**Goal**. The line containing "6.5, 7.0, 7.5, 8.0, 9.0, 10.0]" marks the end: extract everything from the first line of the data through that line, exactly, with no pictures.

---+---

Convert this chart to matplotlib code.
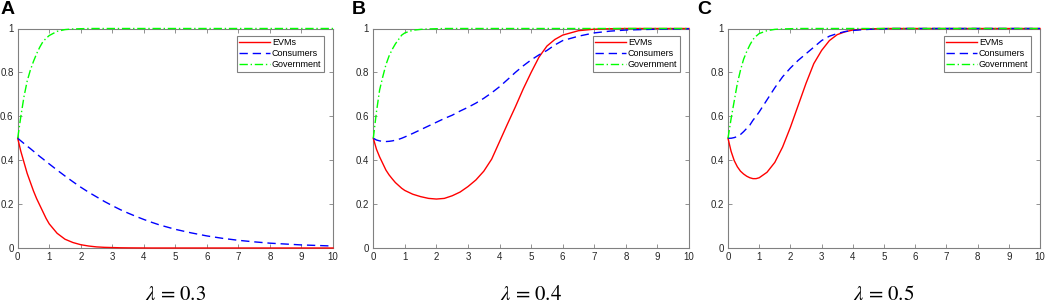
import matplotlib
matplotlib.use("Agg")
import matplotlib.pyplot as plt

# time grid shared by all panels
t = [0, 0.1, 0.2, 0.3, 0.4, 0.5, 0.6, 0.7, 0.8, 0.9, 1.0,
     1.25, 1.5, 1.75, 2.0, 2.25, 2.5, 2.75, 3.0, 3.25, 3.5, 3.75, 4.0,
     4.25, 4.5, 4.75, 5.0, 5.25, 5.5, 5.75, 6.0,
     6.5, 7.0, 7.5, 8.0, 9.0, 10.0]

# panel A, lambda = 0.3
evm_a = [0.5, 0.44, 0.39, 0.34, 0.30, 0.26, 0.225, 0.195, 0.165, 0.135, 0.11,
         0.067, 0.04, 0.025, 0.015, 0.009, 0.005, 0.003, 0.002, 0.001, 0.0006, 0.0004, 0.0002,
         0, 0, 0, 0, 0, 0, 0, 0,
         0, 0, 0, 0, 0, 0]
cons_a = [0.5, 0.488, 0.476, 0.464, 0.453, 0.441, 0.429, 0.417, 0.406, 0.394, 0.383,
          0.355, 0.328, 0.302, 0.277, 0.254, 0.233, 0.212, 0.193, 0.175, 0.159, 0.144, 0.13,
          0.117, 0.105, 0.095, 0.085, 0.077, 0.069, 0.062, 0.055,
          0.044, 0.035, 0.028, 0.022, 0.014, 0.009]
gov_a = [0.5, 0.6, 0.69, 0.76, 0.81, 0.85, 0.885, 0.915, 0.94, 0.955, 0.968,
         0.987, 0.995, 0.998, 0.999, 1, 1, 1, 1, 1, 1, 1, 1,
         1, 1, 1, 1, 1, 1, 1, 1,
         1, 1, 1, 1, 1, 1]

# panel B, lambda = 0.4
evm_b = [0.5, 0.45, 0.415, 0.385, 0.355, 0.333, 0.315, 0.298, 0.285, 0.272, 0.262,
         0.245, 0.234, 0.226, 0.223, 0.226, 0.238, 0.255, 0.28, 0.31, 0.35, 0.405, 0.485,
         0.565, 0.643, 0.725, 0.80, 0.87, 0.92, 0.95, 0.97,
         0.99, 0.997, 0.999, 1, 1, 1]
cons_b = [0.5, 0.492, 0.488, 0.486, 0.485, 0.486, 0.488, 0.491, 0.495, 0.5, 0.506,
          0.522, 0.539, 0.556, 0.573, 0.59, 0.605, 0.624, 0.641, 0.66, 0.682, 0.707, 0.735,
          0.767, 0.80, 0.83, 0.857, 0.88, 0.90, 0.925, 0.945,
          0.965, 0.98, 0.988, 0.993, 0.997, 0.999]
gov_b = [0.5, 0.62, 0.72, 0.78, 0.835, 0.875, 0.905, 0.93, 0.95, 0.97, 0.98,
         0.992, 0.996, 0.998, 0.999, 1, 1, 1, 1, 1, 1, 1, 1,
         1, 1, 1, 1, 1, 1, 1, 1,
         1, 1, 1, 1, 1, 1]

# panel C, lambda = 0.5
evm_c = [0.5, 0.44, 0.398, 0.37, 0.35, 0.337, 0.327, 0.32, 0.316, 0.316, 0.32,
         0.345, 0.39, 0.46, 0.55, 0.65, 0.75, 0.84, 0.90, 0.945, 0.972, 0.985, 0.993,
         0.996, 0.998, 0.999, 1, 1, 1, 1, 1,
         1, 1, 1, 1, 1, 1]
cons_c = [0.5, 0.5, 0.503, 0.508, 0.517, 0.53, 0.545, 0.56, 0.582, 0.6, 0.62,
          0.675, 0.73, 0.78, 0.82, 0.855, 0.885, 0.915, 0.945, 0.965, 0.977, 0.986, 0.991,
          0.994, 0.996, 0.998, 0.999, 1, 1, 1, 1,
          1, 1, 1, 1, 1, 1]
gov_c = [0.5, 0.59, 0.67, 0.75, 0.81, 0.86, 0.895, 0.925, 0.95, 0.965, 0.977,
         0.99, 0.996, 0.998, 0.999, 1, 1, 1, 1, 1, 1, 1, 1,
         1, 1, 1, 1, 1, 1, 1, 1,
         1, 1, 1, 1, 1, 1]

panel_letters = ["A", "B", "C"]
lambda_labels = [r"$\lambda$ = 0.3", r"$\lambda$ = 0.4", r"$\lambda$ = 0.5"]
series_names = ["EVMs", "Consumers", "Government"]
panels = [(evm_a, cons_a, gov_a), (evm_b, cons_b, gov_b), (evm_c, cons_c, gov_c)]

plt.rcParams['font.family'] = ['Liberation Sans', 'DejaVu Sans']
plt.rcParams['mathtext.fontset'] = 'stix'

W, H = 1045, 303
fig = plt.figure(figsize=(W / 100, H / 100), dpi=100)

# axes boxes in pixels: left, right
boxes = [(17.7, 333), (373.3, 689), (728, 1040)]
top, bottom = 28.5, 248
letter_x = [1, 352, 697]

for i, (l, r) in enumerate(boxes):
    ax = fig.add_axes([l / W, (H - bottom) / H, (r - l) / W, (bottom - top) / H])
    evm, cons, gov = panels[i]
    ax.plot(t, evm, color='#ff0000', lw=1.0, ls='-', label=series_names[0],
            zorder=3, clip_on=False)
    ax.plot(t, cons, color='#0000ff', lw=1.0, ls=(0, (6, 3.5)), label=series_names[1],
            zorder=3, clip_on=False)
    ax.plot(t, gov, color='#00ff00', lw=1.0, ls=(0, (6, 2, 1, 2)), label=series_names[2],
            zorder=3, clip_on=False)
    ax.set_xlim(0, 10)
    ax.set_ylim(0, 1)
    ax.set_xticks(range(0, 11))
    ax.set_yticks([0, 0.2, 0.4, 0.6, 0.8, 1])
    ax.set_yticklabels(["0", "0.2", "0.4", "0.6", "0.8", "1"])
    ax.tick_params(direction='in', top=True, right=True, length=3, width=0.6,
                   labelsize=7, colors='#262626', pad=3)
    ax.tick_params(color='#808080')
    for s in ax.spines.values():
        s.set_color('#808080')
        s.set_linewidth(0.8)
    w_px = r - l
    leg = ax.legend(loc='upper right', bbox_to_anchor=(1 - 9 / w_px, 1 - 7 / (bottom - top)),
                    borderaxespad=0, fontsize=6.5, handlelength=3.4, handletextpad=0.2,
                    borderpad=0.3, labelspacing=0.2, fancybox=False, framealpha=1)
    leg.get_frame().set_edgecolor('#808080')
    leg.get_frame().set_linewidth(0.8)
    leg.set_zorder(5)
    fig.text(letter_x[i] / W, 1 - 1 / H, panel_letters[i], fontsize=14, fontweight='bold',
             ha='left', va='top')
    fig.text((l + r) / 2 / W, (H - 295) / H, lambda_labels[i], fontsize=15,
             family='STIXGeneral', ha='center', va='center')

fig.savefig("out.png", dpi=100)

---+---

**Written answer**.
Convert this chart to matplotlib code.
import matplotlib
matplotlib.use("Agg")
import matplotlib.pyplot as plt

# time grid shared by all panels
t = [0, 0.1, 0.2, 0.3, 0.4, 0.5, 0.6, 0.7, 0.8, 0.9, 1.0,
     1.25, 1.5, 1.75, 2.0, 2.25, 2.5, 2.75, 3.0, 3.25, 3.5, 3.75, 4.0,
     4.25, 4.5, 4.75, 5.0, 5.25, 5.5, 5.75, 6.0,
     6.5, 7.0, 7.5, 8.0, 9.0, 10.0]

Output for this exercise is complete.